Black women and Queer siblings have been at the front line of feminist struggles, abolitionism and transformative justice, but the defense and inclusion of abusers in political work and campaigning is unfortunately still a common thread in some communities. As a tragic result of this practice, a man convicted for the killing of his ex-girlfriend has become one of the faces of the “Justice for Nelson” campaign, and is also being platformed by another person, Glenda Obermuller, founder of the Theodor Wonja Michael Bibliothek in Cologne.
While it has been known in Berlin, that someone with a history of violence against women was involved in the campaign, which led other organizers to feel that this was not a safe or even remotely open space for them, the full extent has only now been exposed, after the suspect in question, Mzee Maat Mzizi Mweusi Onyango, took to social media, to air out his frustration with a supposed campaign to “smear” his name, and to threaten Phillys Quartey, the Black women activist and mother, who quietly, but determined, warned other people about him.

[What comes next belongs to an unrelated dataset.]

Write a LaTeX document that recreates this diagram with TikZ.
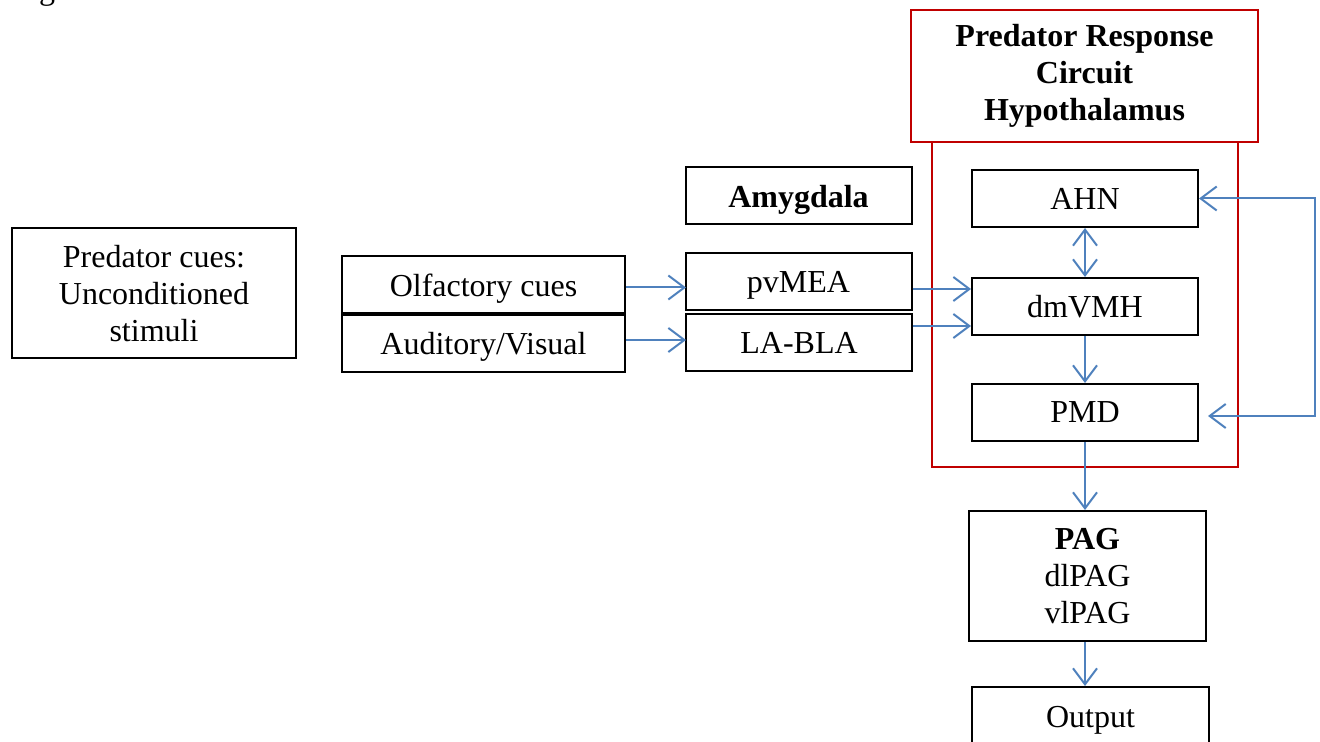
\documentclass[tikz,border=0pt]{standalone}
\usepackage{fontspec}
\setmainfont{Liberation Serif}
\usetikzlibrary{arrows.meta}

\begin{document}
\begin{tikzpicture}[x=0.5pt, y=-0.5pt,
        every node/.style={font=\fontsize{16}{18.5}\selectfont},
        flow/.style={draw={rgb,255:red,79;green,129;blue,189}, line width=1pt,
          arrows={-Straight Barb[length=8pt,width=12pt,line width=1pt]}},
        biflow/.style={flow,
          arrows={Straight Barb[length=8pt,width=12pt,line width=1pt]-Straight Barb[length=8pt,width=12pt,line width=1pt]}}]
      \tikzstyle{box} = [draw=black, line width=1pt, minimum width=113pt, minimum height=28.5pt, inner sep=2pt, text depth=0pt]
      \tikzstyle{redbox} = [draw={rgb,255:red,192;green,0;blue,0}, line width=1.3pt]
      \useasboundingbox (0,0) rectangle (1320,742);
      \node (fig) [anchor=base west, inner sep=0pt] at (12,0) {Figure 10};
      \node (cues) [box, minimum width=142pt, minimum height=65pt, align=center] at (154,293)
        {Predator cues:\\Unconditioned\\stimuli};
      \node (olf) [box, minimum width=141.5pt] at (483.5,285) {Olfactory cues};
      \node (aud) [box, minimum width=141.5pt] at (483.5,343.5) {Auditory/Visual};
      \node (amyg) [box] at (798.5,196) {\textbf{Amygdala}};
      \node (pvMEA) [box] at (798.5,282) {pvMEA};
      \node (LABLA) [box] at (799,343) {LA-BLA};
      \node (prc) [redbox, minimum width=173.5pt, minimum height=66pt, align=center] at (1084.5,76)
        {\textbf{Predator Response}\\\textbf{Circuit}\\\textbf{Hypothalamus}};
      \node (hypo) [redbox, minimum width=153pt, minimum height=162.5pt] at (1085,304.5) {};
      \node (AHN) [box] at (1085,198.5) {AHN};
      \node (dmVMH) [box] at (1085,306.5) {dmVMH};
      \node (PMD) [box] at (1085,412.5) {PMD};
      \node (PAG) [box, minimum width=118.5pt, minimum height=65pt, align=center] at (1087.5,576)
        {\textbf{PAG}\\dlPAG\\vlPAG};
      \node (out) [box, minimum width=118.5pt, minimum height=30pt, anchor=north] at (1090.5,686) {Output};
      \coordinate (loopR) at (1315,416);
      \draw[flow] (olf.east) ++(0,2.5) -- ++(60,0);
      \draw[flow] (aud.east) ++(0,-3.5) -- ++(60,0);
      \draw[flow] ([yshift=-3.5pt]pvMEA.east) -- ([yshift=8.75pt]dmVMH.west);
      \draw[flow] ([yshift=8.5pt]LABLA.east) -- ([yshift=-9.75pt]dmVMH.west);
      \draw[biflow] (AHN.south) -- (dmVMH.north);
      \draw[flow] (dmVMH.south) -- (PMD.north);
      \draw[flow] (PMD.south) -- (PMD.south |- PAG.north);
      \draw[flow] (PAG.south -| PMD.south) -- (PMD.south |- out.north);
      \draw[biflow, shorten >=4.5pt] (AHN.east) -| (loopR) -- (loopR -| PMD.east);
    \end{tikzpicture}
\end{document}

Far from taking accountability for anything, his actions or lack of transparency in regards thereof, or clarifying any possible misunderstandings, he lashes out in a post about “enemies in the own camp.” Mind you, a Black woman was warning others of a convicted murderer with a history of violence against his partners. In his view, all of this can be explained by her ill will, caused by ‘internalized racism’ and ‘self-hatred.’ His accusations go as far as suggesting Quartey did the work of White Supremacy, which uses people like her as ‘spies’ and ‘mercenaries’ to undermine Black liberation.
But this is neither a smear campaign not the attempt to impair someone’s reputation, as Onyango tries to make it look like. Even more absurd, someone who is supposedly leading an abolitionist campaign against police violence is at the same time threatening another activist—a Black woman and mother–with legal consequences. Black or not, one who threatens people like this should be given no place in any movement of this kind, lacking an understanding of the police and the power he wields as a man. Or he understands this, and that is exactly why and how he tries to silence criticism.
In this, he is part of a marginal but still influential and dangerous manosphere-adjacent caricature of Black revolutionary movements, the often ridiculed ‘Hotep.’ This current of Black reaction is composed of elements of both the patriarchal and culturally nationalist views popularized by the Nation of Islam, especially in its Zombie form resurrected by Louis Farrakhan, and Maulana Karenga’s US Organization, the antagonistic male-led front against the Black Panther Party. There is an overwhelming amount of material to show how Black Studies courses, fought for by working class and Marxist Black activists, have been institutionalized under either liberal integrationist scholars like Henry Louis Gates or conservative scholars like Karenga. Karenga, not least to mention, was even himself convicted for the kidnapping and torture of two Black women, and there are ample testimonial accounts by John Henrik Clarke on how degrading Karenga treated Black women in general.
The path to rehabilitation leads through accountability, and someone who wants to carry a name that conveys wisdom and justice should act accordingly, otherwise they are just abusing Swahili and the principles of Maat. Leadership has to be democratic and accountable, which is impossible without transparency. We don’t believe in the law of punishment, or the reformative capacities of prisons. But we do believe that the community can only make an informed decision about its political representation and leadership, if the necessary information is disclosed. No one can simply decide if someone is safe to be around for women, our youth and our children.
This decision is ours to make collectively on the basis of facts.